**PROVIDED DATA:**
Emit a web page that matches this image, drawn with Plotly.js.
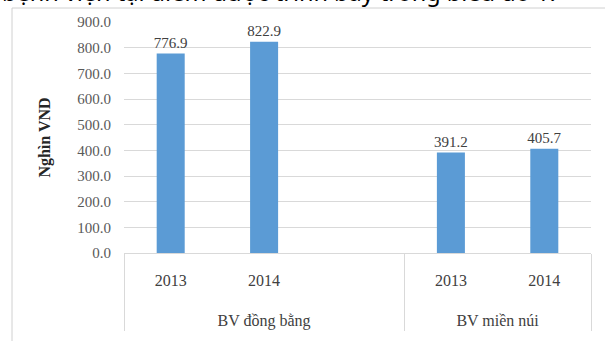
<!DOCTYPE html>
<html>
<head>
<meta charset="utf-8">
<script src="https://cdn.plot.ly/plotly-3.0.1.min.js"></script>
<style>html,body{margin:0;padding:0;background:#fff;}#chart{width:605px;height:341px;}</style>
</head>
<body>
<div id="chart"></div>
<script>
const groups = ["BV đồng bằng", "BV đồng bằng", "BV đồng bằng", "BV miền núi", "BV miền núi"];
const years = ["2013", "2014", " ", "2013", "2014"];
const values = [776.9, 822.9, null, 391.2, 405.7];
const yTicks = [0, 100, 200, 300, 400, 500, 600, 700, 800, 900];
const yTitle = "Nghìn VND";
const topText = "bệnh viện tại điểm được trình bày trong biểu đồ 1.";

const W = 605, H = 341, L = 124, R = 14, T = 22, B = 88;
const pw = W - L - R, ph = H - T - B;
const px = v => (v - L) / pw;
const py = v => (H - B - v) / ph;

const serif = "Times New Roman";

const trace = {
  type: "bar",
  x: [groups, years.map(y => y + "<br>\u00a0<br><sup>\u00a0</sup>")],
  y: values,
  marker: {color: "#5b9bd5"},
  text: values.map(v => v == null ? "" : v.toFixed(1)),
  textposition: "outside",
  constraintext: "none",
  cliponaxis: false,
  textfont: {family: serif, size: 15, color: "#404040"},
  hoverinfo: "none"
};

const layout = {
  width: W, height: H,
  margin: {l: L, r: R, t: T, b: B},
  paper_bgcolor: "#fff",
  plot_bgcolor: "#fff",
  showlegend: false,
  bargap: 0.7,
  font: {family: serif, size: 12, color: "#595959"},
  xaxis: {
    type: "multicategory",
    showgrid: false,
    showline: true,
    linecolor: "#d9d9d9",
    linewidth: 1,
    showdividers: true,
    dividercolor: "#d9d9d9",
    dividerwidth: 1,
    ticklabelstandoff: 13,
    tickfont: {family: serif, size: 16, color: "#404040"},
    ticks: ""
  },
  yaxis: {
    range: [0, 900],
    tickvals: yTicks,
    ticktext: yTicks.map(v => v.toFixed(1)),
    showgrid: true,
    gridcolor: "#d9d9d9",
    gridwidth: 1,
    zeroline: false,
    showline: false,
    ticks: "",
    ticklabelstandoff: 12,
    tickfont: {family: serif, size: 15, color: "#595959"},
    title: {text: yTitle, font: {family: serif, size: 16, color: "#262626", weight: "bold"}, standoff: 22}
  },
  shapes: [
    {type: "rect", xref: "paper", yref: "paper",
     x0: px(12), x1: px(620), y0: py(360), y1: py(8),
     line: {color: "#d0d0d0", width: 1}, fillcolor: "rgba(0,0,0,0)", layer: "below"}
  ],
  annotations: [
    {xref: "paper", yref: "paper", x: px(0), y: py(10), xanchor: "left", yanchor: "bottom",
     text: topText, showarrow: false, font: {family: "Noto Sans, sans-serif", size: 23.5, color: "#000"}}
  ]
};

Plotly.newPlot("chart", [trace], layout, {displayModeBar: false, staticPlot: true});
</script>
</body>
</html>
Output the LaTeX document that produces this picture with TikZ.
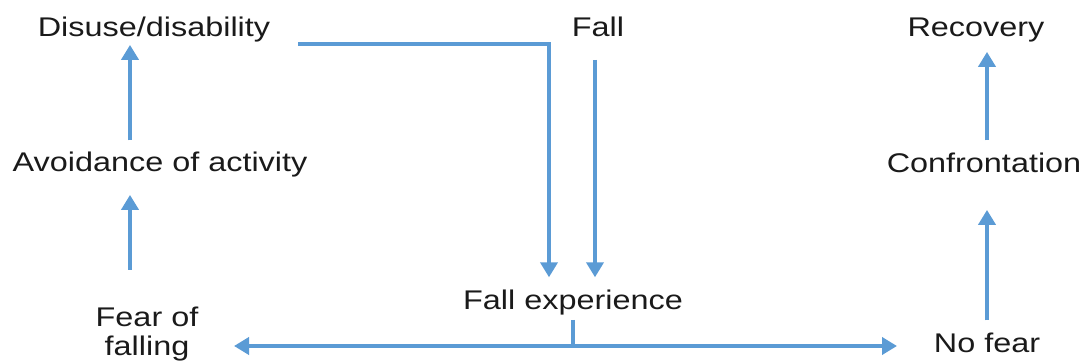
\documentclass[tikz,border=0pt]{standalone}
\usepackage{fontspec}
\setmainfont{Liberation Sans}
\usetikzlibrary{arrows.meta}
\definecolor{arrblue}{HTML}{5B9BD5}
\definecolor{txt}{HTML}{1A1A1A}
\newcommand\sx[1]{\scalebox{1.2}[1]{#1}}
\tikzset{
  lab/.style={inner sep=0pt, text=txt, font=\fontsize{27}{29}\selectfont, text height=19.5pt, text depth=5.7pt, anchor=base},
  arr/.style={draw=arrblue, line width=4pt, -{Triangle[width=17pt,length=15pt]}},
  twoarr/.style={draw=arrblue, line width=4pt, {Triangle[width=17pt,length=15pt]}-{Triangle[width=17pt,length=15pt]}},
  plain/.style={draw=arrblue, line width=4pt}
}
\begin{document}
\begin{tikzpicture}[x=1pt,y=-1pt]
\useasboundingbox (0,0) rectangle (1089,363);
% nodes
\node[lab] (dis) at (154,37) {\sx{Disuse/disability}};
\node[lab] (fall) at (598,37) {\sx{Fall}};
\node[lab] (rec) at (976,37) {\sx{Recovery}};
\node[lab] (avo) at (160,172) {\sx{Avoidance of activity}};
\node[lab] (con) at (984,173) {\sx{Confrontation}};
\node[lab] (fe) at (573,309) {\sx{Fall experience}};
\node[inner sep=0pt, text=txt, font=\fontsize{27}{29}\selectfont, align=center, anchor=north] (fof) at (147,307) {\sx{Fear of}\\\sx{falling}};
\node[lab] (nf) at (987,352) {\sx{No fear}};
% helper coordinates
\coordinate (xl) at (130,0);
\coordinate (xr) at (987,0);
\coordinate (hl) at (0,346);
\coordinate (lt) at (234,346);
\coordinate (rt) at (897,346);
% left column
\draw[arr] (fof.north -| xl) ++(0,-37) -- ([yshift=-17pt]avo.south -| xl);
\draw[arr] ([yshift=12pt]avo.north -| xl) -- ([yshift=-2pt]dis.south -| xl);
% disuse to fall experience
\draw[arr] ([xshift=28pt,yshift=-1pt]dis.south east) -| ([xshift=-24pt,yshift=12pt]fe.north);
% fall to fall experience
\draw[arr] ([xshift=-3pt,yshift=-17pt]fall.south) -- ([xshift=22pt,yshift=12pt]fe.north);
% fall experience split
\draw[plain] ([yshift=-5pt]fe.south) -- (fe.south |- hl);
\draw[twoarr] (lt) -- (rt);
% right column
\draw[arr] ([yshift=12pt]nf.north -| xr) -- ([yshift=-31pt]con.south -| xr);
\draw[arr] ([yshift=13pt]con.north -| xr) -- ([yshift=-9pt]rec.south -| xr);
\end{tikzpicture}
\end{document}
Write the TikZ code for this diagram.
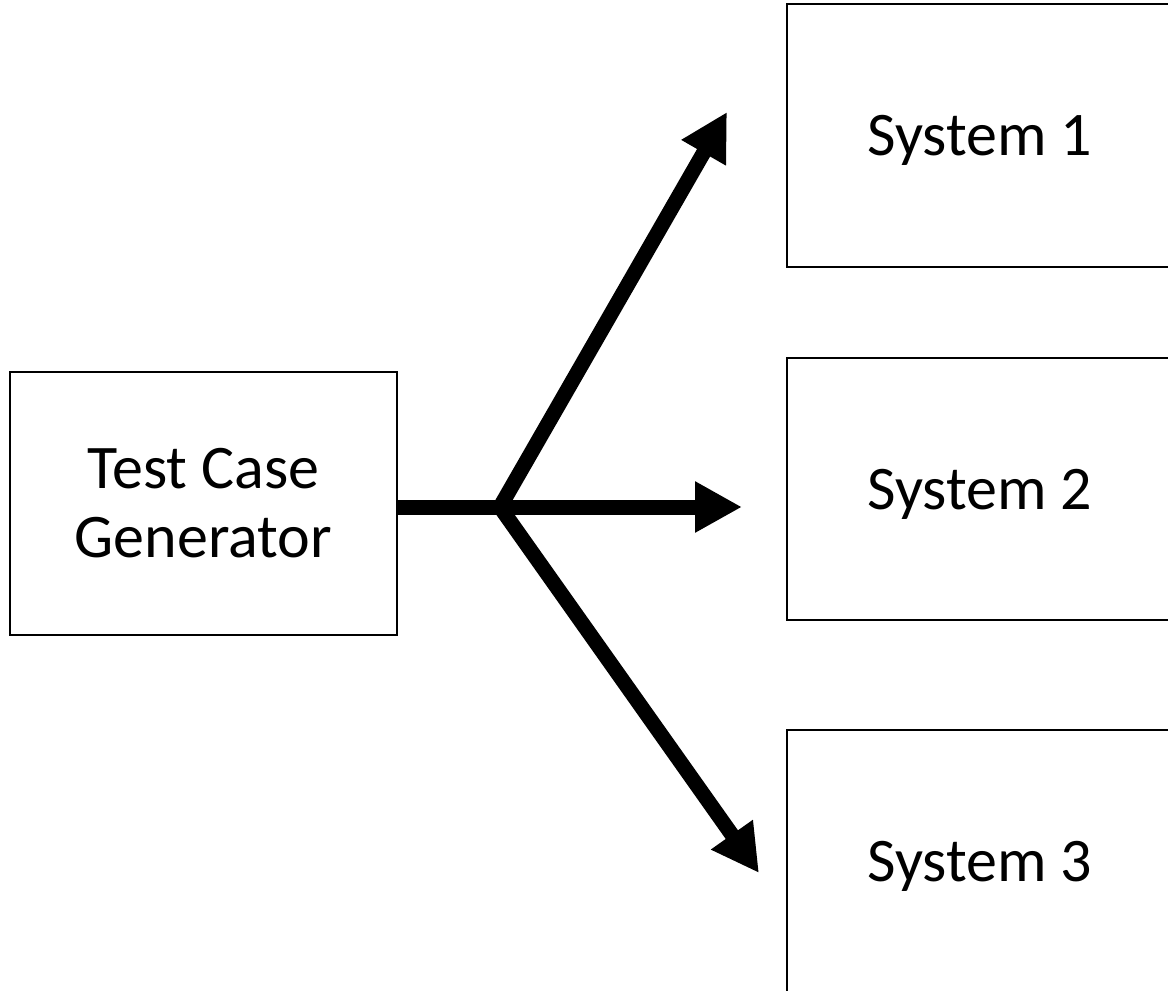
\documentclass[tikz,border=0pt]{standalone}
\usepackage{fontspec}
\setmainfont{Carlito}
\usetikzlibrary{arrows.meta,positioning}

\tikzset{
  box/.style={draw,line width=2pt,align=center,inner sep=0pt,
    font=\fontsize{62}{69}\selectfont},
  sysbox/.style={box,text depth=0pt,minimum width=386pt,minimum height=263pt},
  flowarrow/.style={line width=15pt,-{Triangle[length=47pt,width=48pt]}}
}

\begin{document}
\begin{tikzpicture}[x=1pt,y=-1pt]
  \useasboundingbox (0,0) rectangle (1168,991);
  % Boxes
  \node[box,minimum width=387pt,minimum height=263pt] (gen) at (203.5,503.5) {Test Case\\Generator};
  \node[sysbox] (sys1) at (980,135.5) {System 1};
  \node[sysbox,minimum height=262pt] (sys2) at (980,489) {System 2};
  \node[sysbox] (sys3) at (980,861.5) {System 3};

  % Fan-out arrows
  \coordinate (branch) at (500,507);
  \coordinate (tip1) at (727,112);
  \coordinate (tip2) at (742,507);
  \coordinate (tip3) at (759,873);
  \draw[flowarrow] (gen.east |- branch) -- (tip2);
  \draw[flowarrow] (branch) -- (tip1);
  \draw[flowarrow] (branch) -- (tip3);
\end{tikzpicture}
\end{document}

**YOUR OBJECTIVE:** Transcribe every line in the entries above, taking out only the images.

**TASK OUTPUT:**
Emit a web page that matches this image, drawn with Plotly.js.
<!DOCTYPE html>
<html>
<head>
<meta charset="utf-8">
<script src="https://cdn.plot.ly/plotly-3.0.1.min.js"></script>
<style>html,body{margin:0;padding:0;background:#fff;}#chart{width:605px;height:341px;}</style>
</head>
<body>
<div id="chart"></div>
<script>
const groups = ["BV đồng bằng", "BV đồng bằng", "BV đồng bằng", "BV miền núi", "BV miền núi"];
const years = ["2013", "2014", " ", "2013", "2014"];
const values = [776.9, 822.9, null, 391.2, 405.7];
const yTicks = [0, 100, 200, 300, 400, 500, 600, 700, 800, 900];
const yTitle = "Nghìn VND";
const topText = "bệnh viện tại điểm được trình bày trong biểu đồ 1.";

const W = 605, H = 341, L = 124, R = 14, T = 22, B = 88;
const pw = W - L - R, ph = H - T - B;
const px = v => (v - L) / pw;
const py = v => (H - B - v) / ph;

const serif = "Times New Roman";

const trace = {
  type: "bar",
  x: [groups, years.map(y => y + "<br>\u00a0<br><sup>\u00a0</sup>")],
  y: values,
  marker: {color: "#5b9bd5"},
  text: values.map(v => v == null ? "" : v.toFixed(1)),
  textposition: "outside",
  constraintext: "none",
  cliponaxis: false,
  textfont: {family: serif, size: 15, color: "#404040"},
  hoverinfo: "none"
};

const layout = {
  width: W, height: H,
  margin: {l: L, r: R, t: T, b: B},
  paper_bgcolor: "#fff",
  plot_bgcolor: "#fff",
  showlegend: false,
  bargap: 0.7,
  font: {family: serif, size: 12, color: "#595959"},
  xaxis: {
    type: "multicategory",
    showgrid: false,
    showline: true,
    linecolor: "#d9d9d9",
    linewidth: 1,
    showdividers: true,
    dividercolor: "#d9d9d9",
    dividerwidth: 1,
    ticklabelstandoff: 13,
    tickfont: {family: serif, size: 16, color: "#404040"},
    ticks: ""
  },
  yaxis: {
    range: [0, 900],
    tickvals: yTicks,
    ticktext: yTicks.map(v => v.toFixed(1)),
    showgrid: true,
    gridcolor: "#d9d9d9",
    gridwidth: 1,
    zeroline: false,
    showline: false,
    ticks: "",
    ticklabelstandoff: 12,
    tickfont: {family: serif, size: 15, color: "#595959"},
    title: {text: yTitle, font: {family: serif, size: 16, color: "#262626", weight: "bold"}, standoff: 22}
  },
  shapes: [
    {type: "rect", xref: "paper", yref: "paper",
     x0: px(12), x1: px(620), y0: py(360), y1: py(8),
     line: {color: "#d0d0d0", width: 1}, fillcolor: "rgba(0,0,0,0)", layer: "below"}
  ],
  annotations: [
    {xref: "paper", yref: "paper", x: px(0), y: py(10), xanchor: "left", yanchor: "bottom",
     text: topText, showarrow: false, font: {family: "Noto Sans, sans-serif", size: 23.5, color: "#000"}}
  ]
};

Plotly.newPlot("chart", [trace], layout, {displayModeBar: false, staticPlot: true});
</script>
</body>
</html>
Output the LaTeX document that produces this picture with TikZ.
\documentclass[tikz,border=0pt]{standalone}
\usepackage{fontspec}
\setmainfont{Liberation Sans}
\usetikzlibrary{arrows.meta}
\definecolor{arrblue}{HTML}{5B9BD5}
\definecolor{txt}{HTML}{1A1A1A}
\newcommand\sx[1]{\scalebox{1.2}[1]{#1}}
\tikzset{
  lab/.style={inner sep=0pt, text=txt, font=\fontsize{27}{29}\selectfont, text height=19.5pt, text depth=5.7pt, anchor=base},
  arr/.style={draw=arrblue, line width=4pt, -{Triangle[width=17pt,length=15pt]}},
  twoarr/.style={draw=arrblue, line width=4pt, {Triangle[width=17pt,length=15pt]}-{Triangle[width=17pt,length=15pt]}},
  plain/.style={draw=arrblue, line width=4pt}
}
\begin{document}
\begin{tikzpicture}[x=1pt,y=-1pt]
\useasboundingbox (0,0) rectangle (1089,363);
% nodes
\node[lab] (dis) at (154,37) {\sx{Disuse/disability}};
\node[lab] (fall) at (598,37) {\sx{Fall}};
\node[lab] (rec) at (976,37) {\sx{Recovery}};
\node[lab] (avo) at (160,172) {\sx{Avoidance of activity}};
\node[lab] (con) at (984,173) {\sx{Confrontation}};
\node[lab] (fe) at (573,309) {\sx{Fall experience}};
\node[inner sep=0pt, text=txt, font=\fontsize{27}{29}\selectfont, align=center, anchor=north] (fof) at (147,307) {\sx{Fear of}\\\sx{falling}};
\node[lab] (nf) at (987,352) {\sx{No fear}};
% helper coordinates
\coordinate (xl) at (130,0);
\coordinate (xr) at (987,0);
\coordinate (hl) at (0,346);
\coordinate (lt) at (234,346);
\coordinate (rt) at (897,346);
% left column
\draw[arr] (fof.north -| xl) ++(0,-37) -- ([yshift=-17pt]avo.south -| xl);
\draw[arr] ([yshift=12pt]avo.north -| xl) -- ([yshift=-2pt]dis.south -| xl);
% disuse to fall experience
\draw[arr] ([xshift=28pt,yshift=-1pt]dis.south east) -| ([xshift=-24pt,yshift=12pt]fe.north);
% fall to fall experience
\draw[arr] ([xshift=-3pt,yshift=-17pt]fall.south) -- ([xshift=22pt,yshift=12pt]fe.north);
% fall experience split
\draw[plain] ([yshift=-5pt]fe.south) -- (fe.south |- hl);
\draw[twoarr] (lt) -- (rt);
% right column
\draw[arr] ([yshift=12pt]nf.north -| xr) -- ([yshift=-31pt]con.south -| xr);
\draw[arr] ([yshift=13pt]con.north -| xr) -- ([yshift=-9pt]rec.south -| xr);
\end{tikzpicture}
\end{document}
Write the TikZ code for this diagram.
\documentclass[tikz,border=0pt]{standalone}
\usepackage{fontspec}
\setmainfont{Carlito}
\usetikzlibrary{arrows.meta,positioning}

\tikzset{
  box/.style={draw,line width=2pt,align=center,inner sep=0pt,
    font=\fontsize{62}{69}\selectfont},
  sysbox/.style={box,text depth=0pt,minimum width=386pt,minimum height=263pt},
  flowarrow/.style={line width=15pt,-{Triangle[length=47pt,width=48pt]}}
}

\begin{document}
\begin{tikzpicture}[x=1pt,y=-1pt]
  \useasboundingbox (0,0) rectangle (1168,991);
  % Boxes
  \node[box,minimum width=387pt,minimum height=263pt] (gen) at (203.5,503.5) {Test Case\\Generator};
  \node[sysbox] (sys1) at (980,135.5) {System 1};
  \node[sysbox,minimum height=262pt] (sys2) at (980,489) {System 2};
  \node[sysbox] (sys3) at (980,861.5) {System 3};

  % Fan-out arrows
  \coordinate (branch) at (500,507);
  \coordinate (tip1) at (727,112);
  \coordinate (tip2) at (742,507);
  \coordinate (tip3) at (759,873);
  \draw[flowarrow] (gen.east |- branch) -- (tip2);
  \draw[flowarrow] (branch) -- (tip1);
  \draw[flowarrow] (branch) -- (tip3);
\end{tikzpicture}
\end{document}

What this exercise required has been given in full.